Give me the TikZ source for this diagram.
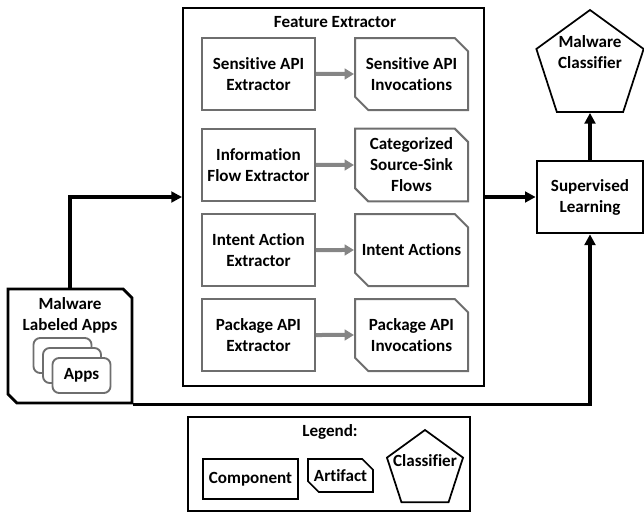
\documentclass[tikz,border=0pt]{standalone}
\usepackage{fontspec}
\setmainfont[Ligatures=NoCommon]{Carlito}
\usetikzlibrary{arrows.meta, positioning, shapes.geometric, shapes.misc}
\definecolor{cgrey}{HTML}{6E6E6E}
\definecolor{carrow}{HTML}{858585}
\tikzset{
  every picture/.style={font=\bfseries\fontsize{12.8}{15.8}\selectfont},
  comp/.style={draw=#1, fill=white, line width=1.5pt, align=center, inner sep=2pt, minimum width=84.75pt, minimum height=54pt},
  comp/.default=cgrey,
  artifact/.style={chamfered rectangle, chamfered rectangle corners={north east, south west}, chamfered rectangle xsep=5pt, chamfered rectangle ysep=5pt, draw=#1, fill=white, line width=1.5pt, align=center, inner xsep=0pt, inner ysep=2pt, minimum width=84.75pt, minimum height=54pt},
  artifact/.default=cgrey,
  classifier/.style={regular polygon, regular polygon sides=5, draw=black, line width=1.3pt, inner sep=0pt},
  app/.style={draw=cgrey, fill=white, rounded corners=5pt, line width=1.4pt, minimum width=43.5pt, minimum height=26.25pt},
  lbl/.style={align=center, inner sep=0pt},
  arrow/.style={-{Triangle[length=8pt, width=8pt]}, draw=black, line width=2.4pt},
  garrow/.style={-{Triangle[length=7pt, width=8pt]}, draw=carrow, line width=3pt},
}
\begin{document}
\begin{tikzpicture}[x=0.75pt, y=-0.75pt]
  \useasboundingbox (0,0) rectangle (644,514);
  \node[draw=black, line width=1.5pt, minimum width=225.75pt, minimum height=283.5pt] (fe) at (333.5,197) {};
  \node[lbl] (fetitle) at (335,22) {Feature Extractor};
  \foreach \i/\y/\e/\a in {1/74/{Sensitive API\\Extractor}/{Sensitive API\\Invocations},
                           2/165/{Information\\Flow Extractor}/{Categorized\\Source-Sink\\Flows},
                           3/250/{Intent Action\\Extractor}/{Intent Actions},
                           4/335/{Package API\\Extractor}/{Package API\\Invocations}} {
    \node[comp] (ex\i) at (258.5,\y) {\e};
    \node[artifact] (art\i) at (411.5,\y) {\a};
    \draw[garrow] (ex\i) -- (art\i);
  }
  % input apps
  \node[chamfered rectangle, chamfered rectangle corners={north east, south west}, chamfered rectangle xsep=9pt, chamfered rectangle ysep=9pt, draw=black, line width=2.2pt, minimum width=93pt, minimum height=85.5pt] (mal) at (70,346) {};
  \node[lbl] (maltxt) at (70,315) {Malware\\Labeled Apps};
  \node[app] (app1) at (62.5,355.5) {};
  \node[app] (app2) at (72,365.5) {};
  \node[app] (app3) at (81.5,375.5) {Apps};
  % learning
  \node[comp=black, line width=2pt, minimum width=79.5pt] (sl) at (590,197) {Supervised\\Learning};
  \node[classifier, minimum size=84.6pt] (cls) at (590,66.4) {};
  \node[lbl] (clstxt) at (590,52) {Malware\\Classifier};
  \draw[arrow] (mal.north) |- (fe.west);
  \draw[arrow] (fe.east) -- (sl.west);
  \draw[arrow] (sl.north) -- (cls.south);
  \draw[arrow] (mal.south east) -| (sl.south);
  % legend
  \node[draw=black, line width=0.8pt, minimum width=211.5pt, minimum height=70.5pt] (leg) at (329,464) {};
  \node[lbl] (legtxt) at (330,432) {Legend:};
  \node[comp=black, line width=2pt, minimum width=71.25pt, minimum height=30pt] (lcomp) at (250.5,479) {Component};
  \node[artifact=black, line width=1.2pt, chamfered rectangle xsep=4pt, chamfered rectangle ysep=4pt, minimum width=48.75pt, minimum height=24.75pt] (lart) at (340.5,475.5) {Artifact};
  \node[classifier, minimum size=60pt] (lcls) at (425,470) {};
  \node[lbl] (lclstxt) at (425,461) {Classifier};
\end{tikzpicture}
\end{document}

* * * * * * * * *

## Problem statement
Copy out all the data exactly; skip the pictures.

## Solution for this task
Give me the TikZ source for this diagram.
\documentclass[tikz,border=0pt]{standalone}
\usepackage{fontspec}
\setmainfont[Ligatures=NoCommon]{Carlito}
\usetikzlibrary{arrows.meta, positioning, shapes.geometric, shapes.misc}
\definecolor{cgrey}{HTML}{6E6E6E}
\definecolor{carrow}{HTML}{858585}
\tikzset{
  every picture/.style={font=\bfseries\fontsize{12.8}{15.8}\selectfont},
  comp/.style={draw=#1, fill=white, line width=1.5pt, align=center, inner sep=2pt, minimum width=84.75pt, minimum height=54pt},
  comp/.default=cgrey,
  artifact/.style={chamfered rectangle, chamfered rectangle corners={north east, south west}, chamfered rectangle xsep=5pt, chamfered rectangle ysep=5pt, draw=#1, fill=white, line width=1.5pt, align=center, inner xsep=0pt, inner ysep=2pt, minimum width=84.75pt, minimum height=54pt},
  artifact/.default=cgrey,
  classifier/.style={regular polygon, regular polygon sides=5, draw=black, line width=1.3pt, inner sep=0pt},
  app/.style={draw=cgrey, fill=white, rounded corners=5pt, line width=1.4pt, minimum width=43.5pt, minimum height=26.25pt},
  lbl/.style={align=center, inner sep=0pt},
  arrow/.style={-{Triangle[length=8pt, width=8pt]}, draw=black, line width=2.4pt},
  garrow/.style={-{Triangle[length=7pt, width=8pt]}, draw=carrow, line width=3pt},
}
\begin{document}
\begin{tikzpicture}[x=0.75pt, y=-0.75pt]
  \useasboundingbox (0,0) rectangle (644,514);
  \node[draw=black, line width=1.5pt, minimum width=225.75pt, minimum height=283.5pt] (fe) at (333.5,197) {};
  \node[lbl] (fetitle) at (335,22) {Feature Extractor};
  \foreach \i/\y/\e/\a in {1/74/{Sensitive API\\Extractor}/{Sensitive API\\Invocations},
                           2/165/{Information\\Flow Extractor}/{Categorized\\Source-Sink\\Flows},
                           3/250/{Intent Action\\Extractor}/{Intent Actions},
                           4/335/{Package API\\Extractor}/{Package API\\Invocations}} {
    \node[comp] (ex\i) at (258.5,\y) {\e};
    \node[artifact] (art\i) at (411.5,\y) {\a};
    \draw[garrow] (ex\i) -- (art\i);
  }
  % input apps
  \node[chamfered rectangle, chamfered rectangle corners={north east, south west}, chamfered rectangle xsep=9pt, chamfered rectangle ysep=9pt, draw=black, line width=2.2pt, minimum width=93pt, minimum height=85.5pt] (mal) at (70,346) {};
  \node[lbl] (maltxt) at (70,315) {Malware\\Labeled Apps};
  \node[app] (app1) at (62.5,355.5) {};
  \node[app] (app2) at (72,365.5) {};
  \node[app] (app3) at (81.5,375.5) {Apps};
  % learning
  \node[comp=black, line width=2pt, minimum width=79.5pt] (sl) at (590,197) {Supervised\\Learning};
  \node[classifier, minimum size=84.6pt] (cls) at (590,66.4) {};
  \node[lbl] (clstxt) at (590,52) {Malware\\Classifier};
  \draw[arrow] (mal.north) |- (fe.west);
  \draw[arrow] (fe.east) -- (sl.west);
  \draw[arrow] (sl.north) -- (cls.south);
  \draw[arrow] (mal.south east) -| (sl.south);
  % legend
  \node[draw=black, line width=0.8pt, minimum width=211.5pt, minimum height=70.5pt] (leg) at (329,464) {};
  \node[lbl] (legtxt) at (330,432) {Legend:};
  \node[comp=black, line width=2pt, minimum width=71.25pt, minimum height=30pt] (lcomp) at (250.5,479) {Component};
  \node[artifact=black, line width=1.2pt, chamfered rectangle xsep=4pt, chamfered rectangle ysep=4pt, minimum width=48.75pt, minimum height=24.75pt] (lart) at (340.5,475.5) {Artifact};
  \node[classifier, minimum size=60pt] (lcls) at (425,470) {};
  \node[lbl] (lclstxt) at (425,461) {Classifier};
\end{tikzpicture}
\end{document}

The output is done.